What is the best insulation for a shipping container home? +
Closed-cell spray polyurethane foam (SPF) is the gold standard — it bonds to the steel, creates a vapour barrier, and provides excellent R-value. The cost-effective approach many experienced builders recommend: apply a thin (¾–1 inch) layer of closed-cell SPF directly to the steel walls first to create a vapour barrier, then install standard batt insulation over that framing. This hybrid approach can save $10,000–$15,000 compared to full spray foam coverage while still protecting against condensation and mould.

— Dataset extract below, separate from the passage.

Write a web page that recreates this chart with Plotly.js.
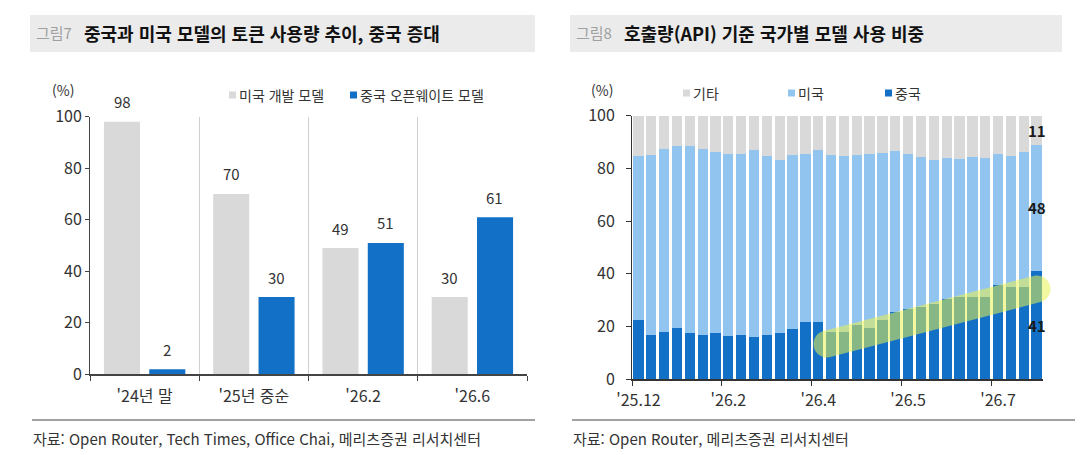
<!DOCTYPE html>
<html lang="ko">
<head>
<meta charset="utf-8">
<script src="https://cdn.plot.ly/plotly-3.0.1.min.js"></script>
<style>
  body { margin: 0; background: #fff; }
  .panel { position: absolute; top: 0; width: 540px; height: 455px; }
</style>
</head>
<body>
<div id="fig7" class="panel" style="left:0"></div>
<div id="fig8" class="panel" style="left:540px"></div>
<script>
const W = 540, H = 455;
const FONT = '"Noto Sans CJK KR", "Noto Sans", sans-serif';

// 그림7: 중국과 미국 모델의 토큰 사용량
const periods7 = ["'24년 말", "'25년 중순", "'26.2", "'26.6"];
const usModels7 = [98, 70, 49, 30];
const cnModels7 = [2, 30, 51, 61];

// 그림8: 호출량(API) 기준 국가별 모델 사용 비중 (주간, 32개)
const china8 = [22.4, 16.7, 17.8, 19.3, 17.4, 16.7, 17.4, 16.3, 16.9, 16.0, 16.9, 17.6, 19.1, 21.8, 21.8, 17.8,
                17.8, 20.5, 19.6, 22.6, 25.5, 26.5, 27.4, 28.6, 30.5, 31.4, 31.4, 31.4, 35.8, 35.1, 35.1, 41];
const us8 = [62.3, 68.3, 69.7, 69.3, 71.1, 70.6, 68.7, 69.0, 68.4, 70.9, 67.7, 65.5, 65.9, 63.5, 65.1, 67.3,
             67.0, 64.6, 66.0, 63.3, 61.1, 58.9, 57.1, 54.6, 53.6, 52.0, 53.1, 52.4, 49.6, 49.7, 51.0, 48];
const other8 = [15.3, 15.0, 12.5, 11.4, 11.5, 12.7, 13.9, 14.7, 14.7, 13.1, 15.4, 16.9, 15.0, 14.7, 13.1, 14.9,
                15.2, 14.9, 14.4, 14.1, 13.4, 14.6, 15.5, 16.8, 15.9, 16.6, 15.5, 16.2, 14.6, 15.2, 13.9, 11];
const tickAt8 = [0, 7, 14, 21, 28];
const tickLabels8 = ["'25.12", "'26.2", "'26.4", "'26.5", "'26.7"];

const GRAY = '#d9d9d9', BLUE = '#1270c6', LIGHT = '#92c4f0';

// pixel -> paper
const px = (x) => x / W;
const py = (y) => 1 - y / H;

function text(x, y, str, opts = {}) {
    return Object.assign({
        xref: 'paper', yref: 'paper', x: px(x), y: py(y), text: str,
        showarrow: false, xanchor: 'left', yanchor: 'middle',
        font: { family: FONT, size: 14, color: '#333' }
    }, opts);
}

function square(x, y, color) {
    return { type: 'rect', xref: 'paper', yref: 'paper',
        x0: px(x), x1: px(x + 7), y0: py(y + 3.5), y1: py(y - 3.5),
        fillcolor: color, line: { width: 0 } };
}

// title bar, source line and source text
function frame(num, title, source, boxRight) {
    return {
        shapes: [
            { type: 'rect', xref: 'paper', yref: 'paper', layer: 'below',
              x0: px(30), x1: px(boxRight), y0: py(52), y1: py(15),
              fillcolor: '#ebebeb', line: { width: 0 } },
            { type: 'line', xref: 'paper', yref: 'paper',
              x0: px(32), x1: px(535), y0: py(420), y1: py(420),
              line: { color: '#444', width: 1 } }
        ],
        annotations: [
            text(34, 33, num, { font: { family: FONT, size: 15, color: '#a0a0a0' } }),
            text(82, 33, title, { font: { family: FONT, size: 18, color: '#111', weight: 700 } }),
            text(31, 438, source, { font: { family: FONT, size: 15, color: '#333' } })
        ]
    };
}

// rounded highlighter stroke between two points (pixels), as a paper path
function capsule(x1, y1, x2, y2, r) {
    const len = Math.hypot(x2 - x1, y2 - y1);
    const ux = (x2 - x1) / len, uy = (y2 - y1) / len;
    const nx = -uy, ny = ux, k = 0.5523 * r;
    const p = (x, y) => `${px(x).toFixed(5)},${py(y).toFixed(5)}`;
    const A = [x1 - nx * r, y1 - ny * r], B = [x2 - nx * r, y2 - ny * r];
    const C = [x2 + nx * r, y2 + ny * r], D = [x1 + nx * r, y1 + ny * r];
    const E = [x2 + ux * r, y2 + uy * r], F = [x1 - ux * r, y1 - uy * r];
    return `M${p(...A)} L${p(...B)}` +
        ` C${p(B[0] + ux * k, B[1] + uy * k)} ${p(E[0] - nx * k, E[1] - ny * k)} ${p(...E)}` +
        ` C${p(E[0] + nx * k, E[1] + ny * k)} ${p(C[0] + ux * k, C[1] + uy * k)} ${p(...C)}` +
        ` L${p(...D)}` +
        ` C${p(D[0] - ux * k, D[1] - uy * k)} ${p(F[0] + nx * k, F[1] + ny * k)} ${p(...F)}` +
        ` C${p(F[0] - nx * k, F[1] - ny * k)} ${p(A[0] - ux * k, A[1] - uy * k)} ${p(...A)} Z`;
}

const config = { displayModeBar: false, staticPlot: true };

// ---------- 그림7 ----------
const f7 = frame('그림7', '중국과 미국 모델의 토큰 사용량 추이, 중국 증대',
    '자료: Open Router, Tech Times, Office Chai, 메리츠증권 리서치센터', 535);

const traces7 = [
    { type: 'bar', x: periods7, y: usModels7, name: '미국 개발 모델',
      marker: { color: GRAY, line: { width: 0 } }, hoverinfo: 'skip' },
    { type: 'bar', x: periods7, y: cnModels7, name: '중국 오픈웨이트 모델',
      marker: { color: BLUE, line: { width: 0 } }, hoverinfo: 'skip' }
];

const valueLabels7 = [];
periods7.forEach((p, i) => {
    valueLabels7.push({ xref: 'x', yref: 'y', x: p, y: usModels7[i], text: String(usModels7[i]),
        showarrow: false, xshift: -22.6, yshift: 20, font: { family: FONT, size: 15, color: '#333' } });
    valueLabels7.push({ xref: 'x', yref: 'y', x: p, y: cnModels7[i], text: String(cnModels7[i]),
        showarrow: false, xshift: 22.6, yshift: 20, font: { family: FONT, size: 15, color: '#333' } });
});

const layout7 = {
    width: W, height: H,
    margin: { l: 0, r: 0, t: 0, b: 0 },
    paper_bgcolor: '#fff', plot_bgcolor: '#fff',
    font: { family: FONT, size: 16, color: '#333' },
    showlegend: false,
    barmode: 'group', bargap: 0.17, bargroupgap: 0.205,
    xaxis: {
        domain: [px(90), px(527)],
        type: 'category', tickson: 'boundaries',
        ticks: 'outside', ticklen: 5, tickcolor: '#444',
        showgrid: true, gridcolor: '#cfcfcf', gridwidth: 1,
        showline: true, linecolor: '#444', linewidth: 1.5,
        ticklabelstandoff: 7, fixedrange: true
    },
    yaxis: {
        domain: [py(374.3), py(116.7)],
        range: [0, 100], dtick: 20,
        showgrid: false, zeroline: false,
        showline: true, linecolor: '#444', linewidth: 1,
        ticks: 'outside', ticklen: 4, tickcolor: '#444', fixedrange: true
    },
    shapes: f7.shapes.concat([square(229, 95, GRAY), square(350, 95, BLUE)]),
    annotations: f7.annotations.concat([
        text(63, 90, '(%)', { xanchor: 'center' }),
        text(237, 95, '미국 개발 모델'),
        text(358, 95, '중국 오픈웨이트 모델')
    ], valueLabels7)
};

Plotly.newPlot('fig7', traces7, layout7, config);

// ---------- 그림8 ----------
const f8 = frame('그림8', '호출량(API) 기준 국가별 모델 사용 비중',
    '자료: Open Router, 메리츠증권 리서치센터', 522);
f8.shapes[1].x1 = px(535);

const barIndex = china8.map((_, i) => i);
const traces8 = [
    { type: 'bar', x: barIndex, y: china8, name: '중국', marker: { color: BLUE, line: { width: 0 } }, hoverinfo: 'skip' },
    { type: 'bar', x: barIndex, y: us8, name: '미국', marker: { color: LIGHT, line: { width: 0 } }, hoverinfo: 'skip' },
    { type: 'bar', x: barIndex, y: other8, name: '기타', marker: { color: GRAY, line: { width: 0 } }, hoverinfo: 'skip' }
];

// labels for the last bar's segments
const last = china8.length - 1;
const cLast = china8[last], uLast = us8[last], oLast = other8[last];
const endLabels8 = [
    [cLast / 2, cLast], [cLast + uLast / 2, uLast], [cLast + uLast + oLast / 2, oLast]
].map(([y, v]) => ({
    xref: 'x', yref: 'y', x: last, y: y, text: String(Math.round(v)), showarrow: false,
    font: { family: FONT, size: 15, color: '#1a1a1a', weight: 700 }
}));

const layout8 = {
    width: W, height: H,
    margin: { l: 0, r: 0, t: 0, b: 0 },
    paper_bgcolor: '#fff', plot_bgcolor: '#fff',
    font: { family: FONT, size: 16, color: '#333' },
    showlegend: false,
    barmode: 'stack', bargap: 0.2,
    xaxis: {
        domain: [px(92), px(503)], range: [-0.5, last + 0.5],
        tickmode: 'array', tickvals: tickAt8, ticktext: tickLabels8, ticks: '',
        minor: { tickmode: 'array', tickvals: tickAt8.map(v => v - 0.5), ticks: 'outside',
                 ticklen: 5, tickcolor: '#333', showgrid: false },
        showgrid: false, zeroline: false,
        showline: true, linecolor: '#333', linewidth: 1.5,
        ticklabelstandoff: 6, fixedrange: true
    },
    yaxis: {
        domain: [py(379.3), py(115.7)],
        range: [0, 100], dtick: 20,
        showgrid: false, zeroline: false,
        showline: true, linecolor: '#333', linewidth: 1,
        ticks: 'outside', ticklen: 5, tickcolor: '#333',
        ticklabelstandoff: 8, fixedrange: true
    },
    shapes: f8.shapes.concat([
        square(143, 93, GRAY), square(248, 93, LIGHT), square(345, 93, BLUE),
        { type: 'path', xref: 'paper', yref: 'paper', layer: 'above',
          path: capsule(287, 344, 497, 289, 13.5),
          fillcolor: 'rgba(232,242,80,0.55)', line: { width: 0 } }
    ]),
    annotations: f8.annotations.concat([
        text(62, 90, '(%)', { xanchor: 'center' }),
        text(151, 93, '기타'),
        text(256, 93, '미국'),
        text(353, 93, '중국')
    ], endLabels8)
};

Plotly.newPlot('fig8', traces8, layout8, config);
</script>
</body>
</html>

Can you stack shipping containers and does it affect cost? +
Yes — containers are designed to stack corner-to-corner, exactly as you see in ports. Stacking in the standard way (corners aligned) is relatively straightforward. Stacking containers rotated 90 degrees, cantilevered, or offset in unconventional ways creates dramatic architecture but requires significant additional structural reinforcement — added steel beams, columns, and engineering — which can add $20,000–$50,000 or more to the build cost. Always involve a structural engineer early if planning any non-standard stacking configuration.
Can I get a mortgage or home insurance for a container home? +
Yes — for permanent-foundation builds, many conventional lenders in the US, UK, and Australia treat them similarly to any other residential property. The key is that the home is built on a permanent foundation and classified as real property rather than a vehicle or portable structure. Some specialist lenders and credit unions offer dedicated alternative construction loans. Insurance is similarly available through specialist providers and increasingly through mainstream insurers as container homes become more established.
What are the best locations to build a container home? +
Rural and semi-rural locations are generally easiest for permits and most cost-effective for land. In the US, Texas, Oregon, Louisiana, and Tennessee have relatively container-home-friendly building regulations. Urban locations face more complex zoning. Internationally, container homes are well-established in Australia, New Zealand, South Africa, and many parts of Europe. Research your specific municipality's regulations before purchasing land — this is the single most important preparation step.